Walkscore.com, an online database that ranks cities and neighborhoods based on their ease of travel by foot, recently gave Tuscaloosa a score of 37 out of 100 on walkability. Front Seat, a Seattle-based software company, created the website in order to objectively rank neighborhoods based on how easy it is to travel to and from certain amenities by foot.
“With the surge in gas prices, people are really considering the consequences of where they live,” Mike Mathieu, chairman and founder of Front Seat, a civic software company and developer of walkscore.com, said. “The idea with Walk Score is to take walkability, a thing that used to be subjective, and to make it objective.”
Some of the highest ranked cities in America include San Francisco with an 86 out of 100, New York City with a 83 out of 100 and Boston with a 79 out 100. Each of these cities sits on the high end of the ‘very walkable’ bracket, suggesting that most errands can be easily accomplished on foot.

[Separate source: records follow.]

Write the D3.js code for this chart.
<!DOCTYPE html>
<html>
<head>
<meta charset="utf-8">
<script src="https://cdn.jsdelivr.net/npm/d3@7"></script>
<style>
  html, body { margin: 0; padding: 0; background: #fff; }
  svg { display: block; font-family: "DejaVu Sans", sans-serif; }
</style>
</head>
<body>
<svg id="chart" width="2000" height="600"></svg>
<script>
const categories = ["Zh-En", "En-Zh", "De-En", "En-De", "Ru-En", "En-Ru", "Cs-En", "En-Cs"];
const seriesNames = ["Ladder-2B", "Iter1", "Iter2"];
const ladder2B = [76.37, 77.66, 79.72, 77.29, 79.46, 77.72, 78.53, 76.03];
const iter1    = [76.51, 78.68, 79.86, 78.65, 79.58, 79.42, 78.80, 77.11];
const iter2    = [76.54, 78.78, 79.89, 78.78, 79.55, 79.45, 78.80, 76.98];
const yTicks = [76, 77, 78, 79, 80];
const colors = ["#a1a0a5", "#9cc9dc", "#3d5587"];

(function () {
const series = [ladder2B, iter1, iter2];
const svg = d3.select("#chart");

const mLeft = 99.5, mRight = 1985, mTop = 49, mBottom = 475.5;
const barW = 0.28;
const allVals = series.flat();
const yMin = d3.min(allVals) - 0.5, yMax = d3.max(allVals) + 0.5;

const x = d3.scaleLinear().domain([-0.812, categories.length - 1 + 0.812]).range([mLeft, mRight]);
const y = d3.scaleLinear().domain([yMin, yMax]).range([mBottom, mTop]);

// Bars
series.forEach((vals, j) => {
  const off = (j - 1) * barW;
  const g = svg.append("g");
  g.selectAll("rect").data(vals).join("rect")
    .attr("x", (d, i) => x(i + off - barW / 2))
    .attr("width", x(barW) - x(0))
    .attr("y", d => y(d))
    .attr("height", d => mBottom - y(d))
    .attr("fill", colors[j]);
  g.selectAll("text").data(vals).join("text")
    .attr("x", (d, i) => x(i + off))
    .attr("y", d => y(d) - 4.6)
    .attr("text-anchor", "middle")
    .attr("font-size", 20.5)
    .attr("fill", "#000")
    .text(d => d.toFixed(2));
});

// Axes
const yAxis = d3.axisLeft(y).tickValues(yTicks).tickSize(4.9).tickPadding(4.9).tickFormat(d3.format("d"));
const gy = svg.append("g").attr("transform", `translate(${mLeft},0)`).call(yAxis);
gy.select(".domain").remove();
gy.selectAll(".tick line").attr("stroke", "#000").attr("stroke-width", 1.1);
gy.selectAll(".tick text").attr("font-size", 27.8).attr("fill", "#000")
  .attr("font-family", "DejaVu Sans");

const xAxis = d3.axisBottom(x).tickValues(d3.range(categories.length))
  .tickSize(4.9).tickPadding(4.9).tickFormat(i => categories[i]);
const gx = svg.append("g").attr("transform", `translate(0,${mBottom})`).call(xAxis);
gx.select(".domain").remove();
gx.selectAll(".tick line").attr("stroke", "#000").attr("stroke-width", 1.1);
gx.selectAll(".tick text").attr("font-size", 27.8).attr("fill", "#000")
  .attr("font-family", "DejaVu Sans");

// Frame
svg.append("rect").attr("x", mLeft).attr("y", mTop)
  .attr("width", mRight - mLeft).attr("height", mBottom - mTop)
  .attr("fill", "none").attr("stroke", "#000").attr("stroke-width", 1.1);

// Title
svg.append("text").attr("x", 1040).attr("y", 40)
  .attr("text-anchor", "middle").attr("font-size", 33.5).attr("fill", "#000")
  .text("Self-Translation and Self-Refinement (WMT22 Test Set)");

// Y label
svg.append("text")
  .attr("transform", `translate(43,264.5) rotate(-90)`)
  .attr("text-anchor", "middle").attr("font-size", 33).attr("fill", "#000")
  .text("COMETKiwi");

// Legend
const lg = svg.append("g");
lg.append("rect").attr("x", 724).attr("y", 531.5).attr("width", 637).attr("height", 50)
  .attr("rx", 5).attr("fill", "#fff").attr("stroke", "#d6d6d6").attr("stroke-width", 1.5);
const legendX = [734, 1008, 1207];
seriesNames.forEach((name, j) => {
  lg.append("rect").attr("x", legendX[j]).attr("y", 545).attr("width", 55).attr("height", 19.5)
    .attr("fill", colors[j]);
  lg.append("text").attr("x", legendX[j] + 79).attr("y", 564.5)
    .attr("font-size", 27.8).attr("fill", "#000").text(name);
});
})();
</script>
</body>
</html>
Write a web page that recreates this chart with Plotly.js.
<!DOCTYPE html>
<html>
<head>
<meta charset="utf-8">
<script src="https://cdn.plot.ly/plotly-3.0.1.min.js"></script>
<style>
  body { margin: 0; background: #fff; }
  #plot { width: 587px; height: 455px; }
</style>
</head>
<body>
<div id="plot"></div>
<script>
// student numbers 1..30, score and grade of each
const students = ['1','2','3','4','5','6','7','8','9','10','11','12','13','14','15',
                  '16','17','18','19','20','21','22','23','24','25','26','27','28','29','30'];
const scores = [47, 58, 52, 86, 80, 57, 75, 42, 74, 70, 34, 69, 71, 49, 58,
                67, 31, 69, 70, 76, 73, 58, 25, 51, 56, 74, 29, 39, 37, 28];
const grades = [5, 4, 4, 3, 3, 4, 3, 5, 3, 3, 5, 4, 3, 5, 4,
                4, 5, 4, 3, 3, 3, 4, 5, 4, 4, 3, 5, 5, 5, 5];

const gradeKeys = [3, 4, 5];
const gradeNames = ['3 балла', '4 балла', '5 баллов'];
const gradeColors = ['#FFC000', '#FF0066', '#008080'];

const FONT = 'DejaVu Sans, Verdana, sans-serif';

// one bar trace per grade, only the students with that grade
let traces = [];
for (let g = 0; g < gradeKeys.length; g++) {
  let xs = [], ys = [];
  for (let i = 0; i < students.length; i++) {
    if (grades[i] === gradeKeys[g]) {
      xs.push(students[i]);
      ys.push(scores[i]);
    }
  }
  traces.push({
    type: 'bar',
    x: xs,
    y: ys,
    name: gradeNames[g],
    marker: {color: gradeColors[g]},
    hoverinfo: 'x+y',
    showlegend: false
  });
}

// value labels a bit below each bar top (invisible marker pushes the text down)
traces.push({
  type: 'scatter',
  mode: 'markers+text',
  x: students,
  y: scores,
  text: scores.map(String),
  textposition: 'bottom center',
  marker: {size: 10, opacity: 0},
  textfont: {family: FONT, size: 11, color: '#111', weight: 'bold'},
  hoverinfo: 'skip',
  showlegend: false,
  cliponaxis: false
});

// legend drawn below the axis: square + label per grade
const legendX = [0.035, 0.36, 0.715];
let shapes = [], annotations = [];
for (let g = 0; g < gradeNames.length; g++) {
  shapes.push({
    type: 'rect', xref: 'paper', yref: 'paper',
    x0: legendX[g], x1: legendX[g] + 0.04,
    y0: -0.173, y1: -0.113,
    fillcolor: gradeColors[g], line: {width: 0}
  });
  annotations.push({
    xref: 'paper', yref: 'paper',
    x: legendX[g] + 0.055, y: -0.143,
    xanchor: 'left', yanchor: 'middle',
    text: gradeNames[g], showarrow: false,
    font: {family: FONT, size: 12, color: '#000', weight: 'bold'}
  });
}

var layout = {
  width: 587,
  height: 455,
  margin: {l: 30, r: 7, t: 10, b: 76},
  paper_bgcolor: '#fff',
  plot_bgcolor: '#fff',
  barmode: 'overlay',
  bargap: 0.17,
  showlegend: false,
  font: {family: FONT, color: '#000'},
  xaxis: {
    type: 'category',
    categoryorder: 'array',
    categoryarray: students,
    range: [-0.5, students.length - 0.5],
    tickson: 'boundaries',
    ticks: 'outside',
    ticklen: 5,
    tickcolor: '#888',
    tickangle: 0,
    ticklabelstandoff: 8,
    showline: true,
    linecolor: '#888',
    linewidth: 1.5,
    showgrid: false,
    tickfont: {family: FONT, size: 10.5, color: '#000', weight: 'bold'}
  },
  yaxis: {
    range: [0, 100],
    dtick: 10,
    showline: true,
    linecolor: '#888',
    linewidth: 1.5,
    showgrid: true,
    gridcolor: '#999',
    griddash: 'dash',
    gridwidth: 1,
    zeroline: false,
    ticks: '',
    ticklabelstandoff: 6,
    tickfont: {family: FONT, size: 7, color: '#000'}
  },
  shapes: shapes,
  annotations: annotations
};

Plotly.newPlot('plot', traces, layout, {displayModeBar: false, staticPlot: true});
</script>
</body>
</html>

With a score of 37, Tuscaloosa sits in the middle of the ‘car-dependent’ category, where very few amenities can be easily reached by walking. When compared to the list of the 40 most and least walkable cities in America, Tuscaloosa’s score ranks the city below 39 of them, only narrowly outscoring Jacksonville, Fla. by one point.
It comes as no surprise to many students that Tuscaloosa received such a low score.
“Living on campus is hard enough to get anywhere without a car, but after living off campus for a year, I can’t imagine walking through life in Tuscaloosa,” Duncan Anderson, a junior majoring in public relations, said. “Pretty much anywhere you need to get to from off campus requires a car and finding a place to park where you won’t get ticketed makes traveling anywhere just as problematic.”
With many students coming to school from out of state, cars aren’t always the first things on the checklist of many incoming students and parents. Many students decide instead to bring bikes to
campus, a choice that can work well while living on campus but loses much of its viability as the students begin to commute.
“I think that biking to areas near campus is a definite alternative to driving, but there are still areas that are hard to reach off campus by bike or will at least take a long time to reach without a car,” Alec Vasquez, a junior majoring in marketing, said. “I’m really glad that I’m coming to Alabama from Georgia and have been fortunate enough to have my car here, but the students that are consigned to travelling everywhere by bike or by foot definitely fight an uphill battle with everything being located so far away.”
Conveniently, Walk Score is working on releasing another site, aptly named bikescore.com, which reviews the ability to bike in various cities across the United States. The site has already reviewed Tucson, Ariz., the home of the University of Arizona and another prominent college town, and plans to rank other college towns, as well as major cities, in the future.